→ Problem description: State the number of lines in these records holding "page". Say nothing more.

→ Supplied material:
■ ■ ■ ■ ■ ■ ■

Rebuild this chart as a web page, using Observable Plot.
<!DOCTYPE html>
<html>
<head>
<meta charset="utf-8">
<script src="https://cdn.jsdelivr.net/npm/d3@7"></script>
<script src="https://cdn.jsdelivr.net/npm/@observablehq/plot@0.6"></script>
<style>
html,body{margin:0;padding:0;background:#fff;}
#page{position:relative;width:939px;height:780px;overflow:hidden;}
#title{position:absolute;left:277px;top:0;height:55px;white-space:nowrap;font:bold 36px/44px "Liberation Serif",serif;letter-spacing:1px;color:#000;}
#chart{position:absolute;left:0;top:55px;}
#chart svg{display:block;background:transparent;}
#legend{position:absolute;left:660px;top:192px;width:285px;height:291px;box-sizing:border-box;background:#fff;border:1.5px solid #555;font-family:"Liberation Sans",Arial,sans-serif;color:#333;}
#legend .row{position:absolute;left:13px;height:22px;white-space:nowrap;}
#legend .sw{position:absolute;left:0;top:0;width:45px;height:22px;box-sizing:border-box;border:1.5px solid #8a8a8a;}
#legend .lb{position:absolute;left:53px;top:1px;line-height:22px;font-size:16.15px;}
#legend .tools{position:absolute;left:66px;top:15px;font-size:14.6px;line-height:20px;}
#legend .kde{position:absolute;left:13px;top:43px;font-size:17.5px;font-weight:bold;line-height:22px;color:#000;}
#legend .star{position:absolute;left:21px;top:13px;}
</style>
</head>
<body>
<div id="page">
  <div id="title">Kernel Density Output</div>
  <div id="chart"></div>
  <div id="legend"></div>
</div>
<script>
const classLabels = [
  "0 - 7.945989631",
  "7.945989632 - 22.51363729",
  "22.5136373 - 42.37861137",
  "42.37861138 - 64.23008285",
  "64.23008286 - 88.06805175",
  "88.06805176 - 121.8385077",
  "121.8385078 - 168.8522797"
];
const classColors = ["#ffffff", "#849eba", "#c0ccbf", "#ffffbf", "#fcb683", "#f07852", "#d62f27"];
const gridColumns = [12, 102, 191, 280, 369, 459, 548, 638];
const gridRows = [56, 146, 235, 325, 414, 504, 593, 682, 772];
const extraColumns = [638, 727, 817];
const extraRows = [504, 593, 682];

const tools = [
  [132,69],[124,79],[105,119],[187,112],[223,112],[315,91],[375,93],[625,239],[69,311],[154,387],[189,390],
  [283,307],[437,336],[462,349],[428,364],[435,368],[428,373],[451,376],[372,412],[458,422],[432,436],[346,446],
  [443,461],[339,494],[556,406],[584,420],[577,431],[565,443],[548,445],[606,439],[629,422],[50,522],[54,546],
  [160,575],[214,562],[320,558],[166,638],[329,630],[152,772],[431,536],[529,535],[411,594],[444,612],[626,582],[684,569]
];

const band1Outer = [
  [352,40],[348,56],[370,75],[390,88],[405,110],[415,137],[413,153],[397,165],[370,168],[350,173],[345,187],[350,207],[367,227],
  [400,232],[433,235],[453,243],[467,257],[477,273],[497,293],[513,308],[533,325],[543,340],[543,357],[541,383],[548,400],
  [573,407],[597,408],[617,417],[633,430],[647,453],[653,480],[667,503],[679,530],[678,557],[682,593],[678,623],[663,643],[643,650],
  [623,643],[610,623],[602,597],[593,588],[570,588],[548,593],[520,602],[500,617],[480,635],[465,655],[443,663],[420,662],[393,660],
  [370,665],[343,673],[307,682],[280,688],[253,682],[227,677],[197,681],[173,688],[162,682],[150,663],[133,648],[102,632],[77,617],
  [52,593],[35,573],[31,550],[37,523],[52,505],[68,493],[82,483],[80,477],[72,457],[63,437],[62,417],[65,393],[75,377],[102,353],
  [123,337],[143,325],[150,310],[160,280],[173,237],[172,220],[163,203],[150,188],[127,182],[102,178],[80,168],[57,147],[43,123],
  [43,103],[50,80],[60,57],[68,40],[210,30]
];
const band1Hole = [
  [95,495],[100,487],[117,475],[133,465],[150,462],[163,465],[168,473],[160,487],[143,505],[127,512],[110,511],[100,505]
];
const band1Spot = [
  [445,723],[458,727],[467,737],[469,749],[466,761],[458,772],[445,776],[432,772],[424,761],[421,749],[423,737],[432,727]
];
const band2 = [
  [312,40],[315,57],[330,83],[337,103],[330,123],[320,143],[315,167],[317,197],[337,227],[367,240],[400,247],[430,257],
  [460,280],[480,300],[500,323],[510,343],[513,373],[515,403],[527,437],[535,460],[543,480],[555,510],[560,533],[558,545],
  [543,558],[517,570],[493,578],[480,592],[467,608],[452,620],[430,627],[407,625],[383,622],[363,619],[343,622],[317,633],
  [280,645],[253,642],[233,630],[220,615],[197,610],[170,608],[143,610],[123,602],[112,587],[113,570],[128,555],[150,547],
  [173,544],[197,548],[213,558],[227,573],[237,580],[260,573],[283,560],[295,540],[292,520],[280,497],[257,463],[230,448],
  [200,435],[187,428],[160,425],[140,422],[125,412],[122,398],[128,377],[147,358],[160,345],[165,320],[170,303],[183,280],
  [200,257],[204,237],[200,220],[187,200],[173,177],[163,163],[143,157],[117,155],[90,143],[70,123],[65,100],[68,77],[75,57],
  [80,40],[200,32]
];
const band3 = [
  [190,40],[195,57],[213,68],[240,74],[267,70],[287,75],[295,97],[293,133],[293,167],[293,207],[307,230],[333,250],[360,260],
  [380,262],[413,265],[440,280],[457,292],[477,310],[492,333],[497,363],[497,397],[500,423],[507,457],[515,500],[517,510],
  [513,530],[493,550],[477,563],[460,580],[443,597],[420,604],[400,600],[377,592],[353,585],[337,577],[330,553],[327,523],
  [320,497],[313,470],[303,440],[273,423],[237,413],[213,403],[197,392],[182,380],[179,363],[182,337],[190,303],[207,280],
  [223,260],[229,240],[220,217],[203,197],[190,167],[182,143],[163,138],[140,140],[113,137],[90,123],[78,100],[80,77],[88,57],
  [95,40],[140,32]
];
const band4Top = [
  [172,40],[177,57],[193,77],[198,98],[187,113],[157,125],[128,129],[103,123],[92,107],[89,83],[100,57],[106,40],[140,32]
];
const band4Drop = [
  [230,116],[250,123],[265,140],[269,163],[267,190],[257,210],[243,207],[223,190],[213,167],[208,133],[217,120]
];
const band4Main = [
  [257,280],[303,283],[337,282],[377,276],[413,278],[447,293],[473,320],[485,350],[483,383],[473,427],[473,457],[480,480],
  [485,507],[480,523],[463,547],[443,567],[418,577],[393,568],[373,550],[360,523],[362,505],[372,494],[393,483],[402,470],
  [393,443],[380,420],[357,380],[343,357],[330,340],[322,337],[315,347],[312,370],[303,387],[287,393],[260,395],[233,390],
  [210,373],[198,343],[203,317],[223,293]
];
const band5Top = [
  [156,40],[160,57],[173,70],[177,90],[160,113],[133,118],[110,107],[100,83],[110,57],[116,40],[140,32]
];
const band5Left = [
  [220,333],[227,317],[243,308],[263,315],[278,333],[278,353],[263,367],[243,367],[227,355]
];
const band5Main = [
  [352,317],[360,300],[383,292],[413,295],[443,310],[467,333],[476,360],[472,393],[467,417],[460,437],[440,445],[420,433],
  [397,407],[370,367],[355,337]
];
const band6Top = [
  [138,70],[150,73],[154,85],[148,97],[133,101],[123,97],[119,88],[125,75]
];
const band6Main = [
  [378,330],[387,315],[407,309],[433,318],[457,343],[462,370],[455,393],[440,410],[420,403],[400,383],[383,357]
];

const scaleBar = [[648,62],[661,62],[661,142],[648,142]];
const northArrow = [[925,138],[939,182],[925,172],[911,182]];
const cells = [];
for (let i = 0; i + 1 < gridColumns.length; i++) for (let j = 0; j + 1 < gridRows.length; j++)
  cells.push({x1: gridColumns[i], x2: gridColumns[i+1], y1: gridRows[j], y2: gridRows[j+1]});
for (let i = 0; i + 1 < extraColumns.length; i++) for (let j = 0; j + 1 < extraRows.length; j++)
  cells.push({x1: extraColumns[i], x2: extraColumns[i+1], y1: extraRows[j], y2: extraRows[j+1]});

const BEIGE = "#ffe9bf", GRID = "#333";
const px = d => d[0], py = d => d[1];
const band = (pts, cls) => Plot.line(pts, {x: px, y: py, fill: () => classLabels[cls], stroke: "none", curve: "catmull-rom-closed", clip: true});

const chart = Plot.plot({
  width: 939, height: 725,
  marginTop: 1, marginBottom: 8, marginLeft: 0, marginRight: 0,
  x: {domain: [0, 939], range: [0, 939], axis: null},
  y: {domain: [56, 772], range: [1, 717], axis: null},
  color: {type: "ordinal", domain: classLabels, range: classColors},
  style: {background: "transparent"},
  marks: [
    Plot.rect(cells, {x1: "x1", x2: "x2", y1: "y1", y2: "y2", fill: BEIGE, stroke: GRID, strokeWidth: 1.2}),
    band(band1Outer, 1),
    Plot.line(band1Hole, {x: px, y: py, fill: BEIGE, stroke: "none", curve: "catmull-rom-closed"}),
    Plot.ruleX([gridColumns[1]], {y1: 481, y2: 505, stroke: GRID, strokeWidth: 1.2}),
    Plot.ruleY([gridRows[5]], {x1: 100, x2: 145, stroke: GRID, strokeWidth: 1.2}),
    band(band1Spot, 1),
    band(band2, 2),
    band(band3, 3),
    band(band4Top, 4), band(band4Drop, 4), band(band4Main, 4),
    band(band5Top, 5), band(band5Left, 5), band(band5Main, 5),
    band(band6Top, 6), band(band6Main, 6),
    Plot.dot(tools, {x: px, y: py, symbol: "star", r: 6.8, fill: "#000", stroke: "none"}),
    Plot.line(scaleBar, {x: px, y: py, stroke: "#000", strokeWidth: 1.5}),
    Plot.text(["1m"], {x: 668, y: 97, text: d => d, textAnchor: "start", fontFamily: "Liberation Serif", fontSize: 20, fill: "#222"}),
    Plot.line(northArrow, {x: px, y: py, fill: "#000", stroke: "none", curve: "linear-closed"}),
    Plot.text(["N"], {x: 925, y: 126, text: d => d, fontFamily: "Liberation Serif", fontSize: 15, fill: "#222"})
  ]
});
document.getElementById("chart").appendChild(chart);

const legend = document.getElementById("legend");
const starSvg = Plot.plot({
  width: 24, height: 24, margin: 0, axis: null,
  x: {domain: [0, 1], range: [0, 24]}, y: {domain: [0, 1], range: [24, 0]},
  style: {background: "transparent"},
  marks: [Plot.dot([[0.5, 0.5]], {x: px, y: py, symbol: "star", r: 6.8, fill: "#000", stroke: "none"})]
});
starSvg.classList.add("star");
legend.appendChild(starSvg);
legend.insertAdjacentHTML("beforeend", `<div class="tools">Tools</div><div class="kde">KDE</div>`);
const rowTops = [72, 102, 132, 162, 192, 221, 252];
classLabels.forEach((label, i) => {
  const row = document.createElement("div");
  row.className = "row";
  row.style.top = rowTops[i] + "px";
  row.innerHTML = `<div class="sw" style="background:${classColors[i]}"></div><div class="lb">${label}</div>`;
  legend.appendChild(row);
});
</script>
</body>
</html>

■ ■ ■ ■ ■ ■ ■

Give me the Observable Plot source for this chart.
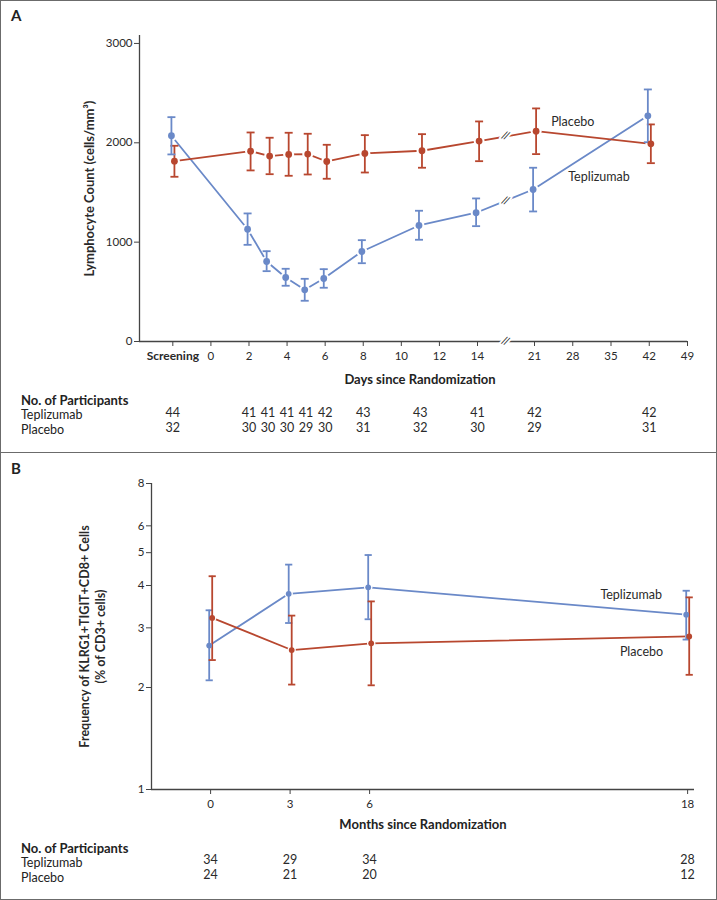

■ ■ ■ ■ ■ ■ ■

→ Worked answer: 3